Task description:
Nothing after the line with "import seaborn as sns" belongs in the copy; extract the lines below from the top through that line, pictures left out.
--- START OF Stored data ---
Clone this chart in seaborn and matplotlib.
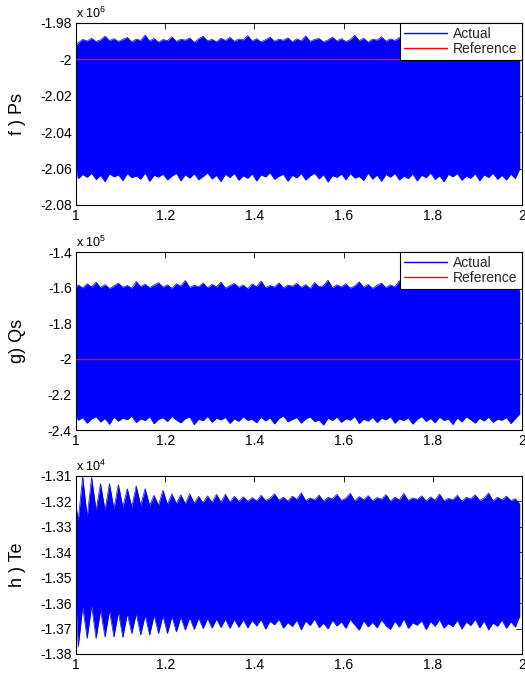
import numpy as np
import pandas as pd
import matplotlib
matplotlib.use("Agg")
import matplotlib.pyplot as plt
from matplotlib.lines import Line2D
import seaborn as sns

sns.set_theme(style="white")
plt.rcParams["font.family"] = ["Liberation Sans", "DejaVu Sans"]
plt.rcParams["mathtext.fontset"] = "custom"
plt.rcParams["mathtext.rm"] = "Liberation Sans"
plt.rcParams["mathtext.it"] = "Liberation Sans"

# ---------------- data ----------------
# sample times: 1.000, then 1.005, 1.015, ... 1.995
t = [1.000] + [round(1.005 + 0.01 * k, 3) for k in range(100)]

# f) Ps  (x 10^6) envelope of the fast oscillation
ps_upper = [
    -1.9920, -1.9908, -1.9890, -1.9899, -1.9884, -1.9902, -1.9893, -1.9872, -1.9897, -1.9886,
    -1.9901, -1.9890, -1.9879, -1.9904, -1.9888, -1.9896, -1.9866, -1.9899, -1.9885, -1.9905,
    -1.9891, -1.9897, -1.9876, -1.9901, -1.9889, -1.9894, -1.9882, -1.9906, -1.9887, -1.9873,
    -1.9898, -1.9890, -1.9903, -1.9884, -1.9896, -1.9879, -1.9900, -1.9888, -1.9893, -1.9869,
    -1.9899, -1.9886, -1.9904, -1.9892, -1.9877, -1.9900, -1.9889, -1.9895, -1.9881, -1.9903,
    -1.9887, -1.9898, -1.9871, -1.9901, -1.9890, -1.9885, -1.9904, -1.9893, -1.9878, -1.9899,
    -1.9886, -1.9902, -1.9891, -1.9868, -1.9897, -1.9884, -1.9905, -1.9889, -1.9894, -1.9876,
    -1.9900, -1.9887, -1.9896, -1.9880, -1.9903, -1.9890, -1.9874, -1.9898, -1.9885, -1.9901,
    -1.9892, -1.9879, -1.9904, -1.9888, -1.9895, -1.9870, -1.9899, -1.9886, -1.9902, -1.9891,
    -1.9877, -1.9900, -1.9889, -1.9896, -1.9883, -1.9905, -1.9888, -1.9873, -1.9898, -1.9890,
    -1.9930,
]
ps_lower = [
    -2.0600, -2.0655, -2.0632, -2.0648, -2.0625, -2.0660, -2.0638, -2.0672, -2.0629, -2.0645,
    -2.0635, -2.0666, -2.0627, -2.0650, -2.0640, -2.0658, -2.0624, -2.0670, -2.0636, -2.0647,
    -2.0630, -2.0662, -2.0641, -2.0626, -2.0667, -2.0634, -2.0652, -2.0628, -2.0661, -2.0643,
    -2.0623, -2.0657, -2.0637, -2.0671, -2.0631, -2.0649, -2.0626, -2.0664, -2.0639, -2.0653,
    -2.0629, -2.0668, -2.0634, -2.0646, -2.0622, -2.0659, -2.0642, -2.0631, -2.0669, -2.0637,
    -2.0651, -2.0627, -2.0663, -2.0640, -2.0625, -2.0656, -2.0633, -2.0674, -2.0638, -2.0648,
    -2.0630, -2.0661, -2.0627, -2.0652, -2.0643, -2.0666, -2.0624, -2.0658, -2.0635, -2.0670,
    -2.0632, -2.0647, -2.0626, -2.0663, -2.0641, -2.0655, -2.0629, -2.0668, -2.0636, -2.0650,
    -2.0623, -2.0660, -2.0639, -2.0672, -2.0631, -2.0645, -2.0627, -2.0664, -2.0642, -2.0653,
    -2.0628, -2.0667, -2.0634, -2.0649, -2.0625, -2.0659, -2.0637, -2.0662, -2.0630, -2.0655,
    -2.0600,
]
ps_ref = -2.0

# g) Qs  (x 10^5)
qs_upper = [
    -1.600, -1.585, -1.602, -1.578, -1.596, -1.570, -1.599, -1.583, -1.605, -1.590,
    -1.575, -1.598, -1.588, -1.603, -1.566, -1.594, -1.581, -1.600, -1.586, -1.572,
    -1.597, -1.584, -1.604, -1.579, -1.591, -1.560, -1.599, -1.587, -1.595, -1.574,
    -1.601, -1.582, -1.596, -1.569, -1.603, -1.589, -1.577, -1.598, -1.585, -1.606,
    -1.580, -1.594, -1.563, -1.600, -1.588, -1.597, -1.573, -1.602, -1.586, -1.592,
    -1.576, -1.599, -1.583, -1.605, -1.571, -1.595, -1.589, -1.558, -1.601, -1.584,
    -1.597, -1.578, -1.603, -1.590, -1.567, -1.598, -1.582, -1.604, -1.587, -1.575,
    -1.600, -1.585, -1.596, -1.562, -1.602, -1.590, -1.579, -1.599, -1.586, -1.607,
    -1.581, -1.595, -1.572, -1.601, -1.588, -1.597, -1.565, -1.603, -1.584, -1.594,
    -1.577, -1.600, -1.589, -1.604, -1.574, -1.598, -1.583, -1.602, -1.587, -1.592,
    -1.620,
]
qs_lower = [
    -2.320, -2.345, -2.330, -2.362, -2.338, -2.325, -2.355, -2.335, -2.368, -2.328,
    -2.350, -2.333, -2.342, -2.322, -2.358, -2.337, -2.347, -2.326, -2.365, -2.340,
    -2.331, -2.352, -2.324, -2.344, -2.360, -2.336, -2.327, -2.370, -2.339, -2.348,
    -2.323, -2.356, -2.334, -2.343, -2.329, -2.363, -2.337, -2.351, -2.325, -2.346,
    -2.340, -2.359, -2.328, -2.349, -2.332, -2.366, -2.335, -2.321, -2.354, -2.341,
    -2.330, -2.361, -2.338, -2.326, -2.353, -2.344, -2.372, -2.333, -2.347, -2.327,
    -2.357, -2.336, -2.345, -2.323, -2.364, -2.339, -2.350, -2.329, -2.358, -2.334,
    -2.343, -2.325, -2.362, -2.337, -2.348, -2.331, -2.367, -2.340, -2.324, -2.352,
    -2.335, -2.359, -2.328, -2.346, -2.338, -2.369, -2.332, -2.355, -2.326, -2.342,
    -2.361, -2.334, -2.349, -2.327, -2.357, -2.339, -2.345, -2.330, -2.364, -2.336,
    -2.310,
]
qs_ref = -2.0

# h) Te  (x 10^4)
te_upper = [
    -1.3220, -1.3274, -1.3103, -1.3261, -1.3105, -1.3235, -1.3130, -1.3235, -1.3130, -1.3229,
    -1.3134, -1.3222, -1.3150, -1.3222, -1.3139, -1.3215, -1.3150, -1.3215, -1.3176, -1.3215,
    -1.3156, -1.3212, -1.3170, -1.3209, -1.3174, -1.3209, -1.3170, -1.3207, -1.3180, -1.3205,
    -1.3178, -1.3204, -1.3172, -1.3203, -1.3172, -1.3202, -1.3180, -1.3200, -1.3182, -1.3199,
    -1.3185, -1.3198, -1.3176, -1.3196, -1.3188, -1.3170, -1.3195, -1.3183, -1.3199, -1.3179,
    -1.3192, -1.3166, -1.3197, -1.3186, -1.3194, -1.3175, -1.3199, -1.3184, -1.3190, -1.3172,
    -1.3196, -1.3187, -1.3168, -1.3198, -1.3181, -1.3193, -1.3177, -1.3197, -1.3185, -1.3191,
    -1.3173, -1.3199, -1.3183, -1.3194, -1.3169, -1.3196, -1.3186, -1.3192, -1.3178, -1.3198,
    -1.3182, -1.3195, -1.3171, -1.3197, -1.3188, -1.3193, -1.3176, -1.3199, -1.3184, -1.3190,
    -1.3174, -1.3196, -1.3187, -1.3167, -1.3198, -1.3183, -1.3194, -1.3179, -1.3197, -1.3189,
    -1.3210,
]
te_lower = [
    -1.3600, -1.3772, -1.3614, -1.3739, -1.3610, -1.3739, -1.3628, -1.3733, -1.3630, -1.3733,
    -1.3635, -1.3735, -1.3641, -1.3719, -1.3641, -1.3725, -1.3647, -1.3725, -1.3647, -1.3719,
    -1.3650, -1.3719, -1.3652, -1.3713, -1.3655, -1.3706, -1.3657, -1.3703, -1.3658, -1.3700,
    -1.3660, -1.3698, -1.3662, -1.3696, -1.3663, -1.3699, -1.3664, -1.3695, -1.3665, -1.3697,
    -1.3668, -1.3690, -1.3664, -1.3702, -1.3671, -1.3685, -1.3663, -1.3698, -1.3676, -1.3692,
    -1.3666, -1.3705, -1.3670, -1.3688, -1.3662, -1.3696, -1.3679, -1.3701, -1.3667, -1.3690,
    -1.3673, -1.3699, -1.3664, -1.3686, -1.3706, -1.3669, -1.3693, -1.3675, -1.3697, -1.3665,
    -1.3689, -1.3703, -1.3671, -1.3694, -1.3662, -1.3699, -1.3677, -1.3687, -1.3668, -1.3704,
    -1.3672, -1.3691, -1.3665, -1.3698, -1.3680, -1.3693, -1.3667, -1.3702, -1.3674, -1.3688,
    -1.3663, -1.3697, -1.3670, -1.3705, -1.3678, -1.3691, -1.3666, -1.3699, -1.3673, -1.3694,
    -1.3650,
]

x_ticks = [1, 1.2, 1.4, 1.6, 1.8, 2]
x_ticklabels = ["1", "1.2", "1.4", "1.6", "1.8", "2"]

ps_ticks = [-2.08, -2.06, -2.04, -2.02, -2.0, -1.98]
ps_ticklabels = ["-2.08", "-2.06", "-2.04", "-2.02", "-2", "-1.98"]
qs_ticks = [-2.4, -2.2, -2.0, -1.8, -1.6, -1.4]
qs_ticklabels = ["-2.4", "-2.2", "-2", "-1.8", "-1.6", "-1.4"]
te_ticks = [-1.38, -1.37, -1.36, -1.35, -1.34, -1.33, -1.32, -1.31]
te_ticklabels = ["-1.38", "-1.37", "-1.36", "-1.35", "-1.34", "-1.33", "-1.32", "-1.31"]

BLUE = "#0000ff"
RED = "#ff0000"

fig = plt.figure(figsize=(5.25, 6.73), dpi=100)
W, H = 525.0, 673.0
def add_axes(top_px, bottom_px):
    return fig.add_axes([76 / W, 1 - bottom_px / H, (522 - 76) / W, (bottom_px - top_px) / H])

ax1 = add_axes(23, 205)
ax2 = add_axes(252, 430)
ax3 = add_axes(476, 654)

panels = [
    (ax1, ps_upper, ps_lower, ps_ref, ps_ticks, ps_ticklabels, "f ) Ps", "6"),
    (ax2, qs_upper, qs_lower, qs_ref, qs_ticks, qs_ticklabels, "g) Qs", "5"),
    (ax3, te_upper, te_lower, None, te_ticks, te_ticklabels, "h ) Te", "4"),
]

for ax, up, lo, ref, yt, ytl, ylab, expo in panels:
    df = pd.DataFrame({"t": t, "upper": up, "lower": lo})
    ax.fill_between(df["t"], df["lower"], df["upper"], color=BLUE, linewidth=0, zorder=2)
    sns.lineplot(data=df, x="t", y="upper", ax=ax, color=BLUE, lw=0.5, sort=False,
                 estimator=None, legend=False, zorder=3)
    sns.lineplot(data=df, x="t", y="lower", ax=ax, color=BLUE, lw=0.5, sort=False,
                 estimator=None, legend=False, zorder=3)
    if ref is not None:
        rdf = pd.DataFrame({"t": [t[0], t[-1]], "ref": [ref, ref]})
        sns.lineplot(data=rdf, x="t", y="ref", ax=ax, color=RED, lw=1.0,
                     estimator=None, legend=False, zorder=4)
        handles = [Line2D([], [], color=BLUE, lw=1.0), Line2D([], [], color=RED, lw=1.0)]
        leg = ax.legend(handles, ["Actual", "Reference"], loc="upper right",
                        borderaxespad=0, fancybox=False, edgecolor="black",
                        framealpha=1, fontsize=10, handlelength=3.1,
                        borderpad=0.3, labelspacing=0.05, handletextpad=0.45)
        leg.get_frame().set_linewidth(0.8)
        leg.set_zorder(10)

    ax.set_xlim(1, 2)
    ax.set_ylim(yt[0], yt[-1])
    ax.set_xticks(x_ticks)
    ax.set_xticklabels(x_ticklabels)
    ax.set_yticks(yt)
    ax.set_yticklabels(ytl)
    ax.set_xlabel("")
    ax.set_ylabel(ylab, fontsize=13, color="black")
    ax.yaxis.set_label_coords(-0.112, 0.5)
    ax.tick_params(direction="in", length=4, width=0.6, top=True, right=True,
                   labelsize=10, colors="black", pad=3)
    for s in ax.spines.values():
        s.set_visible(True)
        s.set_color("black")
        s.set_linewidth(0.8)
    ax.set_facecolor("white")
    ax.text(0.0, 1.012, r"x 10$^{%s}$" % expo, transform=ax.transAxes,
            ha="left", va="bottom", fontsize=9, color="black")

fig.savefig("out.png", dpi=100, facecolor="white")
--- END OF Stored data ---
Reply to the exercise:
Clone this chart in seaborn and matplotlib.
import numpy as np
import pandas as pd
import matplotlib
matplotlib.use("Agg")
import matplotlib.pyplot as plt
from matplotlib.lines import Line2D
import seaborn as sns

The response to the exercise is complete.